Lastly, the Court notes that QS Partners does not demur to Plaintiff’s third cause of action for negligent misrepresentation. However, in the reply, QS Partners asserts that “[a]s the Court previously dismissed Plaintiffs’ Third Cause of Action without leave to amend before QS Partners responded to the FAC, there is no pending Third Cause of Action for Negligent Misrepresentation pending against QS Partners.” (Reply at p. 2:19-22, emphasis in original.) QS Partners also notes that the Court’s August 22, 2022 Order indicates in connection with the negligent misrepresentation cause of action that, inter alia, “Plaintiff failed to allege that Defendants owed him a duty to communicate accurate information.” (Order at p. 11:21-22.)
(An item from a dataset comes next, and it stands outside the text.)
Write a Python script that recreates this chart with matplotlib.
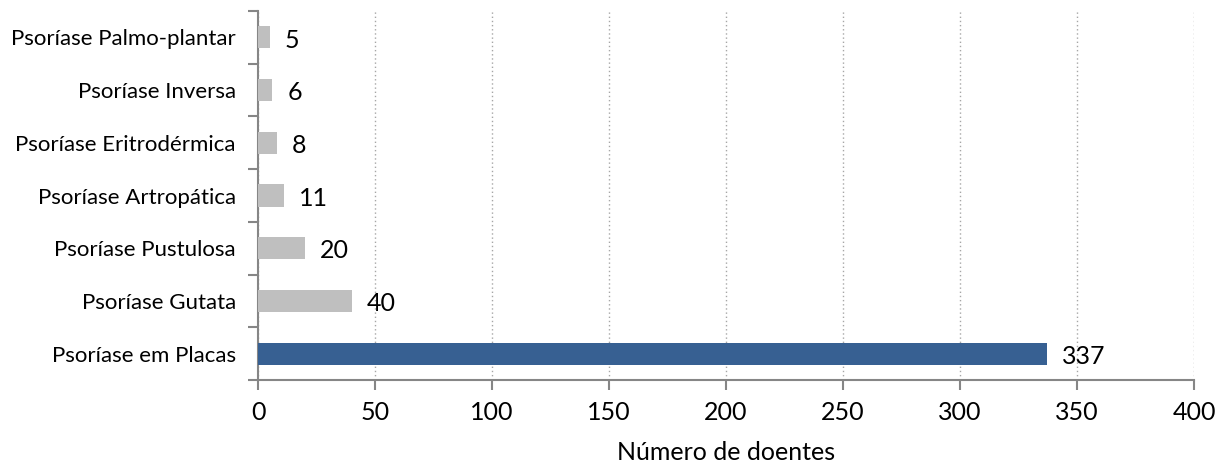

But QS Partners was not a party to AGC’s demurrer, and AGC’s demurrer to the cause of action for negligent misrepresentation was only sustained as to AGC. QS Partners does not cite any legal authority demonstrating that a Court’s ruling on one defendant’s demurrer operates to bar a cause of action against a different defendant. Thus, as Plaintiff notes, the third cause of action for negligent misrepresentation is still asserted as to QS Partners.

Conclusion

Based on the foregoing, QS Partners’s demurrer to the first and second causes of action of the FAC is sustained, with leave to amend.

The Court orders Plaintiff to file and serve an amended complaint, if any, within 20 days of the date of this Order. If no amended complaint is filed within 20 days of this Order, QS Partners is ordered to file and serve its answer within 30 days of the date of this Order.¿¿  

QS Partners is ordered to give notice of this Order.

 

DATED:  April 17, 2023       

                        ________________________________

Hon. Teresa A. Beaudet

Judge, Los Angeles Superior Court



[1]The first, second, and third causes of action of the FAC are alleged against all Defendants. The fourth and fifth causes of action are alleged only against AGC and Heyward.